Stadium development is still a plan at the moment, when it's built and opened it'll be a fine achievement.

I think the jury has to be out on them at present.
 
And they can't hide forever behind the (gross) spending stats of a year ago. They appointed Commoli to negotiate the sums, and they made a mistake choosing him, but businessmen can't react to that by locking away the cheque book. Certainly not in football these days. They either need to gamble again, but better, or not gamble at all and sell up. Why any sane businessmen stay in football is a mystery to me, because in many conventional ways it can't make sense, but they can't redefine it on their own terms whilst the madness continues all around them. Robert Kraft made an admirably logical decision not to get involved for those reasons. I'm not sure what FSG want to achieve any more. I suppose I just want to see more evidence that they ARE still doing, and planning, something.
 
Sorry but I don't have a problem with the lack of info. I for one don't want them splashing our business across the media. It never used to happen during the glory days.

As far as the running of the club goes, we're not in a position to know what they're doing or not doing day to day. What we do know is that they rescued the club from a far worse situation under the two cowboys and that they bankrolled the first manager they appointed in a big way. It wasn't their fault that some poor decisions about how to use that money were made by experienced people on the ground whose judgment they quite reasonably trusted. That set us back and we now have to recover from it. Is anybody really surprised by that? Because I'm not.

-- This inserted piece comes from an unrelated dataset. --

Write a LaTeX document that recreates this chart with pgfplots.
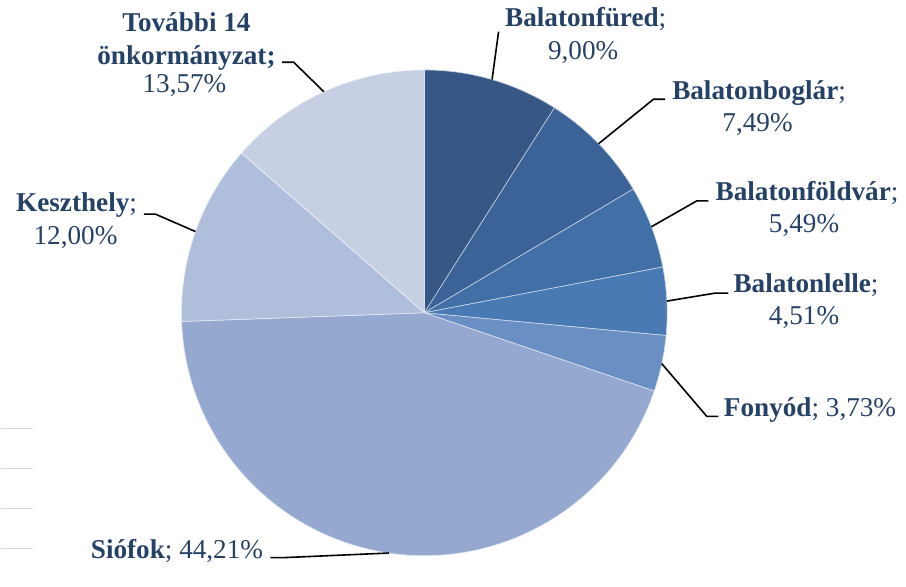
\documentclass[border=0pt]{standalone}
\usepackage{pgfplots}
\usepackage{pgfplotstable}
\pgfplotsset{compat=1.18}
\usepackage{fontspec}
\setmainfont{Liberation Serif}
\definecolor{txt}{HTML}{264166}
\definecolor{s0}{HTML}{375886}
\definecolor{s1}{HTML}{3C6397}
\definecolor{s2}{HTML}{416FA6}
\definecolor{s3}{HTML}{4A7AB4}
\definecolor{s4}{HTML}{6A8FC2}
\definecolor{s5}{HTML}{94A8D0}
\definecolor{s6}{HTML}{AFBFDB}
\definecolor{s7}{HTML}{C7D0E3}
\definecolor{gridgray}{HTML}{D9D9D9}

\pgfplotstableread{
idx value
0 9.00
1 7.49
2 5.49
3 4.51
4 3.73
5 44.21
6 12.00
7 13.57
}\piedata
\pgfplotstablecreatecol[expr accum={\pgfmathaccuma + \thisrow{value}}{0}]{cum}{\piedata}

\newcommand\lab{\fontsize{13.6}{16}\selectfont}
\def\R{121.5pt}

\begin{document}
\begin{tikzpicture}
\begin{axis}[
  width=453pt, height=282pt, scale only axis,
  xmin=0, xmax=906, ymin=0, ymax=564,
  y dir=reverse,
  hide axis, clip=false,
]
% faint grid remnants at left
\addplot[gridgray, line width=0.6pt, forget plot] coordinates {(0,429) (32,429)};
\addplot[gridgray, line width=0.6pt, forget plot] coordinates {(0,469) (32,469)};
\addplot[gridgray, line width=0.6pt, forget plot] coordinates {(0,509) (32,509)};
\addplot[gridgray, line width=0.6pt, forget plot] coordinates {(0,549) (32,549)};

\pgfplotsextra{
  \path (axis cs:0,0) rectangle (axis cs:906,564);
  \foreach \i in {0,...,7}{
    \pgfplotstablegetelem{\i}{value}\of\piedata \let\vv\pgfplotsretval
    \pgfplotstablegetelem{\i}{cum}\of\piedata \let\cv\pgfplotsretval
    \pgfmathsetmacro{\sa}{90-3.6*(\cv-\vv)}
    \pgfmathsetmacro{\ea}{90-3.6*\cv}
    \fill[s\i, draw=white!70!s\i, line width=0.3pt] (axis cs:424,313) -- ++(\sa:\R)
      arc[start angle=\sa, end angle=\ea, radius=\R] -- cycle;
  }
  % leader lines
  \draw[black, line width=0.8pt] (axis cs:491.8,79.7) -- (axis cs:498.3,31.7);
  \draw[black, line width=0.8pt] (axis cs:598.4,143.8) -- (axis cs:653.3,99.3) -- (axis cs:665,99.3);
  \draw[black, line width=0.8pt] (axis cs:651.2,226.9) -- (axis cs:696.7,201) -- (axis cs:708.3,201);
  \draw[black, line width=0.8pt] (axis cs:666.7,301.3) -- (axis cs:715,293.3) -- (axis cs:728.3,293.3);
  \draw[black, line width=0.8pt] (axis cs:661.6,363.9) -- (axis cs:706.7,416.7) -- (axis cs:718.3,416.7);
  \draw[black, line width=0.8pt] (axis cs:388.6,553.4) -- (axis cs:283,558) -- (axis cs:270,558);
  \draw[black, line width=0.8pt] (axis cs:195,231.7) -- (axis cs:155,214.3) -- (axis cs:143.3,214.3);
  \draw[black, line width=0.8pt] (axis cs:323.5,91.8) -- (axis cs:293.3,62.3) -- (axis cs:281.7,62.3);
}
% labels
\node[anchor=base, text=txt, font=\lab, inner sep=0pt] at (axis cs:585.5,27) {\textbf{Balatonfüred};};
\node[anchor=base, text=txt, font=\lab, inner sep=0pt] at (axis cs:583,60) {9,00\%};
\node[anchor=base, text=txt, font=\lab, inner sep=0pt] at (axis cs:759,100) {\textbf{Balatonboglár};};
\node[anchor=base, text=txt, font=\lab, inner sep=0pt] at (axis cs:757.5,131.7) {7,49\%};
\node[anchor=base, text=txt, font=\lab, inner sep=0pt] at (axis cs:807,201) {\textbf{Balatonföldvár};};
\node[anchor=base, text=txt, font=\lab, inner sep=0pt] at (axis cs:804,233) {5,49\%};
\node[anchor=base, text=txt, font=\lab, inner sep=0pt] at (axis cs:806,293) {\textbf{Balatonlelle};};
\node[anchor=base, text=txt, font=\lab, inner sep=0pt] at (axis cs:804,325) {4,51\%};
\node[anchor=base, text=txt, font=\lab, inner sep=0pt] at (axis cs:810,416.7) {\textbf{Fonyód}; 3,73\%};
\node[anchor=base, text=txt, font=\lab, inner sep=0pt] at (axis cs:176.5,559) {\textbf{Siófok}; 44,21\%};
\node[anchor=base, text=txt, font=\lab, inner sep=0pt] at (axis cs:76,211.7) {\textbf{Keszthely};};
\node[anchor=base, text=txt, font=\lab, inner sep=0pt] at (axis cs:75,245) {12,00\%};
\node[anchor=base, text=txt, font=\lab, inner sep=0pt] at (axis cs:186,31.7) {\textbf{További 14}};
\node[anchor=base, text=txt, font=\lab, inner sep=0pt] at (axis cs:186,65) {\textbf{önkormányzat;}};
\node[anchor=base, text=txt, font=\lab, inner sep=0pt] at (axis cs:184,93) {13,57\%};
\end{axis}
\end{tikzpicture}
\end{document}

Their intentions are simple: to make money. That's what their intention has always been, they themselves have made no secret of it and surely none of us has been in any real doubt about it. The only way they're going to do that is if the club is successful, and that's why I'm more hopeful than many of you seem to be.
 
In the glory days there was a lot of well earned trust. I doubt anyone back then would've imagined having to deal with the sort of ownership / management issues we have in the last few years.
 
Sorry but I don't have a problem with the lack of info. I for one don't want them splashing our business across the media. It never used to happen during the glory days.

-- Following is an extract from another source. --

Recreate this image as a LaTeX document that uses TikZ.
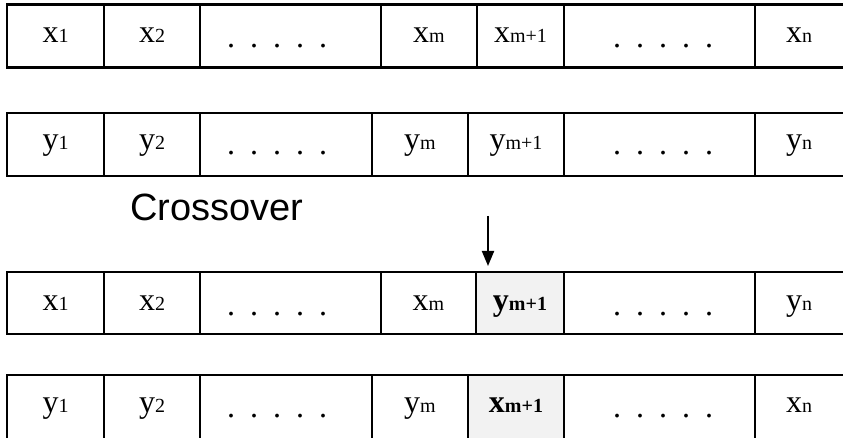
\documentclass[tikz,border=0pt]{standalone}
\usepackage{fontspec}
\setmainfont{Liberation Serif}
\newfontfamily\arialf{Liberation Sans}
\usetikzlibrary{arrows.meta}
\newcommand\subt[1]{{\fontsize{20}{20}\selectfont #1}}
\definecolor{hlgray}{HTML}{F2F2F2}
\tikzset{
  cell/.style={draw=black, line width=2.3pt, inner sep=0pt, outer sep=0pt},
  hl/.style={cell, fill=hlgray},
  lbl/.style={anchor=base, inner sep=0pt, font=\fontsize{32}{32}\selectfont},
  dts/.style={anchor=base west, inner sep=0pt, font=\fontsize{32}{32}\selectfont},
}
\newcommand\dotrow{.\hspace{15pt}.\hspace{15pt}.\hspace{15pt}.\hspace{15pt}.}
\begin{document}
\begin{tikzpicture}[x=1pt,y=-1pt]
\useasboundingbox (0,0) rectangle (843,438);
\clip (0,0) rectangle (843,438);
% row 1
\foreach \a/\b/\s [count=\i] in {7/104/cell,104/200/cell,200/381/cell,381/477/cell,477/564/cell,564/755/cell,755/870/cell}
  \node[\s, minimum width={\b-\a}, minimum height=63] (ra\i) at ({(\a+\b)/2},36) {};
% row 2
\foreach \a/\b/\s [count=\i] in {7/104/cell,104/200/cell,200/372/cell,372/468/cell,468/564/cell,564/755/cell,755/870/cell}
  \node[\s, minimum width={\b-\a}, minimum height=63] (rb\i) at ({(\a+\b)/2},144.5) {};
% row 3
\foreach \a/\b/\s [count=\i] in {7/104/cell,104/200/cell,200/381/cell,381/476/cell,476/564/hl,564/755/cell,755/870/cell}
  \node[\s, minimum width={\b-\a}, minimum height=62] (rc\i) at ({(\a+\b)/2},303) {};
% row 4
\foreach \a/\b/\s [count=\i] in {7/104/cell,104/200/cell,200/372/cell,372/468/cell,468/564/hl,564/755/cell,755/870/cell}
  \node[\s, minimum width={\b-\a}, minimum height=68] (rd\i) at ({(\a+\b)/2},409) {};

% labels row 1
\node[lbl] (la1) at (55.5,43) {x\subt{1}};
\node[lbl] (la2) at (152,43) {x\subt{2}};
\node[dts] (la3) at (227,48) {\dotrow};
\node[lbl] (la4) at (429,43) {x\subt{m}};
\node[lbl] (la5) at (520.5,43) {x\subt{m+1}};
\node[dts] (la6) at (613,48) {\dotrow};
\node[lbl] (la7) at (799,43) {x\subt{n}};
% labels row 2
\node[lbl] (lb1) at (55.5,150) {y\subt{1}};
\node[lbl] (lb2) at (152,150) {y\subt{2}};
\node[dts] (lb3) at (227,155) {\dotrow};
\node[lbl] (lb4) at (420,150) {y\subt{m}};
\node[lbl] (lb5) at (516,150) {y\subt{m+1}};
\node[dts] (lb6) at (613,155) {\dotrow};
\node[lbl] (lb7) at (799,150) {y\subt{n}};
% labels row 3
\node[lbl] (lc1) at (55.5,310) {x\subt{1}};
\node[lbl] (lc2) at (152,310) {x\subt{2}};
\node[dts] (lc3) at (227,315) {\dotrow};
\node[lbl] (lc4) at (428.5,310) {x\subt{m}};
\node[lbl] (lc5) at (520,310) {\textbf{y}\subt{\bfseries m+1}};
\node[dts] (lc6) at (613,315) {\dotrow};
\node[lbl] (lc7) at (799,310) {y\subt{n}};
% labels row 4
\node[lbl] (ld1) at (55.5,412) {y\subt{1}};
\node[lbl] (ld2) at (152,412) {y\subt{2}};
\node[dts] (ld3) at (227,417) {\dotrow};
\node[lbl] (ld4) at (420,412) {y\subt{m}};
\node[lbl] (ld5) at (516,412) {\textbf{x}\subt{\bfseries m+1}};
\node[dts] (ld6) at (613,417) {\dotrow};
\node[lbl] (ld7) at (799,412) {x\subt{n}};

% crossover
\node[anchor=base, inner sep=0pt, font=\arialf\fontsize{38}{38}\selectfont] (cross) at (217,221) {Crossover};
\coordinate (atop) at (488,216);
\coordinate (abot) at (488,266);
\draw[line width=2pt, -{Triangle[length=15pt,width=12pt]}] (atop) -- (abot);
\end{tikzpicture}
\end{document}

As far as the running of the club goes, we're not in a position to know what they're doing or not doing day to day. What we do know is that they rescued the club from a far worse situation under the two cowboys and that they bankrolled the first manager they appointed in a big way. It wasn't their fault that some poor decisions about how to use that money were made by experienced people on the ground whose judgment they quite reasonably trusted. That set us back and we now have to recover from it. Is anybody really surprised by that? Because I'm not.

Their intentions are simple: to make money. That's what their intention has always been, they themselves have made no secret of it and surely none of us has been in any real doubt about it. The only way they're going to do that is if the club is successful, and that's why I'm more hopeful than many of you seem to be.


I sort of agree but, let's be clear, FSG created the culture from which they're currently fleeing. They were the ones who said they wanted to engage with the fans, they were the ones who said they wanted to bring the fans into the club and its discussions, they were the ones who stressed how committed they were to assuaging fears and winning trust. So that's why a bit more information and transparency is needed. They're the ones who encouraged such curiosity. As for whose fault it was when employees messed up: well, it's shared, isn't it? If someone chooses an employee, insists they're brilliant at their job and they're then booted out after successive cock-ups, some degree of responsibility should be acknowledged, shouldn't it? There's no shame in that, so long as it doesn't keep happening. I think there's something disingenuous about their recent switch to 1970s-style aloofness and secrecy. Hicks and Gillett traumatised many fans. FSG can't just expect them now to trust on blind faith alone. There's not much faith around these days, and with good reason.